Erfolgloser Eilantrag auf Abordnung mit dem Ziel der Versetzung zu einer anderen Behörde

Leitsätze:

1. Die verwaltungsgerichtliche Überprüfung der Ermessenserwägungen des Dienstherrn bei der Ablehnung einer von dem Beamten begehrten Abordnung mit dem Ziel der Versetzung erstreckt sich grundsätzlich nur auf das Vorliegen von Ermessensfehlern i.S.v. § 40 VwVfG, § 114 VwGO.

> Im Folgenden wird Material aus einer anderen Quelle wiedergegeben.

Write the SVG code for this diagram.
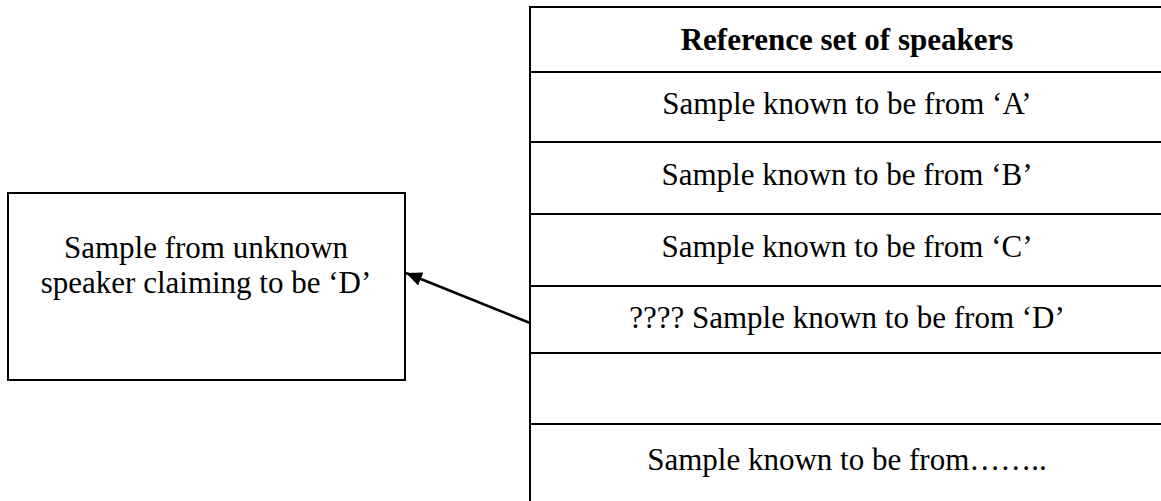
<svg xmlns="http://www.w3.org/2000/svg" width="1161" height="501" viewBox="0 0 1161 501">
<defs>
<style>
.t{font-family:"Liberation Serif","Times New Roman",serif;font-size:31px;fill:#000;text-anchor:middle}
.b{font-weight:bold}
.ln{stroke:#000;stroke-width:2;fill:none}
</style>
<marker id="ah" markerWidth="16" markerHeight="14" refX="16" refY="7" orient="auto" markerUnits="userSpaceOnUse" viewBox="0 0 16 14">
<path d="M0,0 L16,7 L0,14 z" fill="#000"/>
</marker>
</defs>
<rect width="1161" height="501" fill="#fff"/>
<g id="unknown">
<rect x="8" y="193" width="397" height="187" class="ln"/>
<text class="t" x="206" y="258">Sample from unknown</text>
<text class="t" x="206" y="293">speaker claiming to be ‘D’</text>
</g>
<g id="reference">
<path class="ln" d="M530,501 V7 H1170 M530,72 H1170 M530,142 H1170 M530,214 H1170 M530,286 H1170 M530,353 H1170 M530,424 H1170"/>
<text class="t b" x="847" y="50">Reference set of speakers</text>
<text class="t" x="847" y="114">Sample known to be from ‘A’</text>
<text class="t" x="847" y="185">Sample known to be from ‘B’</text>
<text class="t" x="847" y="257">Sample known to be from ‘C’</text>
<text class="t" x="847" y="328">???? Sample known to be from ‘D’</text>
<text class="t" x="847" y="470">Sample known to be from……..</text>
</g>
<g id="connectors">
<line x1="530" y1="323" x2="406" y2="273" stroke="#000" stroke-width="2.5" marker-end="url(#ah)"/>
</g>
</svg>
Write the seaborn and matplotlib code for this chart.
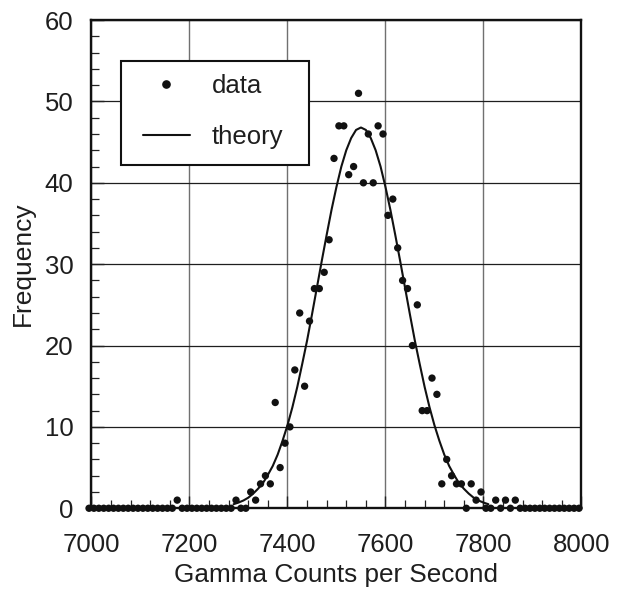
import numpy as np
import pandas as pd
import seaborn as sns
from matplotlib import pyplot as plt
from matplotlib.ticker import MultipleLocator
from matplotlib.lines import Line2D
from matplotlib.patches import Rectangle

# bin centres, 10 counts/s wide
bins = np.arange(6995, 8000, 10)
counts = [0,
          0, 0, 0, 0, 0, 0, 0, 0, 0, 0, 0, 0, 0, 0, 0, 0, 0,
          1,
          0, 0, 0, 0, 0, 0, 0, 0, 0, 0, 0,
          1, 0, 0,
          2, 1, 3, 4, 3, 13, 5, 8, 10, 17,
          24, 15, 23, 27, 27, 29, 33, 43, 47, 47,
          41, 42, 51, 40, 46, 40, 47, 46, 36, 38,
          32, 28, 27, 20, 25, 12, 12, 16, 14, 3,
          6, 4, 3, 3, 0, 3, 1, 2, 0, 0,
          1, 0, 1, 0, 1,
          0, 0, 0, 0, 0, 0, 0, 0, 0, 0, 0, 0, 0]

# theory curve
theory_x = [7290, 7300, 7310, 7320, 7330, 7340, 7350, 7360, 7370, 7380,
            7390, 7400, 7410, 7420, 7430, 7440, 7450, 7460, 7470, 7480,
            7490, 7500, 7510, 7520, 7530, 7540, 7550, 7560, 7570, 7580,
            7590, 7600, 7610, 7620, 7630, 7640, 7650, 7660, 7670, 7680,
            7690, 7700, 7710, 7720, 7730, 7740, 7750, 7760, 7770, 7780,
            7790, 7800, 7810]
theory_y = [0.5, 0.7, 0.95, 1.3, 1.8, 2.4, 3.1, 4.1, 5.2, 6.6,
            8.3, 10.2, 12.4, 14.9, 17.7, 20.6, 23.8, 27.1, 30.4, 33.6,
            36.7, 39.5, 42.0, 44.0, 45.5, 46.5, 46.8, 46.5, 45.5, 44.0,
            42.0, 39.5, 36.7, 33.6, 30.4, 27.1, 23.8, 20.6, 17.7, 14.9,
            12.4, 10.2, 8.3, 6.6, 5.2, 4.1, 3.1, 2.4, 1.8, 1.3,
            0.95, 0.7, 0.5]

df = pd.DataFrame({'x': bins, 'freq': counts})
th = pd.DataFrame({'x': theory_x, 'freq': theory_y})

sns.set_style('white')
plt.rcParams['font.family'] = ['Liberation Sans', 'DejaVu Sans']
txt = '#1e1e1e'
ink = '#111111'
fs = 18.5

fig = plt.figure(figsize=(6.21, 5.91), dpi=100)
ax = fig.add_axes([0.1473, 0.14, 0.789, 0.826])

sns.lineplot(data=th, x='x', y='freq', ax=ax, color=ink, lw=1.5, zorder=3)
sns.scatterplot(data=df, x='x', y='freq', ax=ax, color=ink, s=28,
                edgecolor='none', clip_on=False, zorder=4)

ax.set_xlim(7000, 8000)
ax.set_ylim(0, 60)
ax.xaxis.set_major_locator(MultipleLocator(200))
ax.xaxis.set_minor_locator(MultipleLocator(40))
ax.yaxis.set_major_locator(MultipleLocator(10))
ax.yaxis.set_minor_locator(MultipleLocator(2))
ax.grid(False)
ax.grid(True, axis='x', which='major', color='#707070', lw=1.0, zorder=1)
ax.grid(True, axis='y', which='major', color='#1e1e1e', lw=0.9, zorder=1)
ax.tick_params(which='both', direction='in', colors='#222222', labelcolor=txt,
               labelsize=fs, top=False, right=False, bottom=True, left=True)
ax.tick_params(which='major', length=9, width=1)
ax.tick_params(which='minor', length=5.5, width=0.9)
ax.tick_params(axis='x', pad=18)
ax.tick_params(axis='y', pad=13)
for s in ax.spines.values():
    s.set_color(ink)
    s.set_linewidth(1.7)

ax.set_xlabel('Gamma Counts per Second', fontsize=18.8, color=txt, labelpad=4)
ax.set_ylabel('Frequency', fontsize=19, color=txt, labelpad=7)

# legend box
ax.add_patch(Rectangle((0.0596, 0.7037), 0.3849, 0.2123, transform=ax.transAxes,
                       facecolor='white', edgecolor=ink, lw=1.5, zorder=5))
handles = [Line2D([], [], marker='o', ls='none', color=ink, ms=5.2),
           Line2D([], [], color=ink, lw=1.5)]
leg = ax.legend(handles, ['data', 'theory'], loc='upper left',
                bbox_to_anchor=(0.105, 0.8896), fontsize=fs, frameon=False,
                borderpad=0, labelspacing=1.04, handlelength=1.83,
                handletextpad=0.86, borderaxespad=0)
leg.set_zorder(6)
for t in leg.get_texts():
    t.set_color(txt)

fig.savefig('out.png', dpi=100)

2. Aus dem Umstand, dass der Beamte sich in einem Auswahlverfahren bei der aufnehmenden Behörde als am besten geeigneter Bewerber i.S.v. Art. 33 Abs. 2 GG erwiesen hat, folgt kein Anspruch des Beamten gegen seinen Dienstherrn auf Zustimmung zu seiner Abordnung oder Versetzung.

  • Rechtsquellen
    BBG § 27 Abs. 1 Satz 1, Abs. 2 Satz 1, § 28 Abs. 1 und 2, § 72 Abs. 1, § 78
    VwVfG § 40
    VwGO §§ 114, 123 Abs. 1 Satz 2, Abs. 2 Satz 2
    GG Art. 6 Abs. 1 und 2, Art. 33 Abs. 2

  • Zitiervorschlag

    BVerwG, Beschluss vom 27.04.2021 - 2 VR 3.21 - [ECLI:DE:BVerwG:2021:270421B2VR3.21.0]

Beschluss

BVerwG 2 VR 3.21

In der Verwaltungsstreitsache hat der 2. Senat des Bundesverwaltungsgerichts
am 27. April 2021
durch den Vorsitzenden Richter am Bundesverwaltungsgericht Domgörgen
und die Richter am Bundesverwaltungsgericht Dr. von der Weiden und Dollinger
beschlossen:

  1. Der Antrag wird abgelehnt.
  2. Der Antragsteller trägt die Kosten des Verfahrens.
  3. Der Wert des Streitgegenstandes wird auf 5 000 € festgesetzt.

Gründe

I

1 Der Antragsteller macht gegenüber der Antragsgegnerin im Wege des vorläufigen Rechtsschutzes einen Anspruch auf Abordnung zum Zollfahndungsamt Berlin-Brandenburg geltend.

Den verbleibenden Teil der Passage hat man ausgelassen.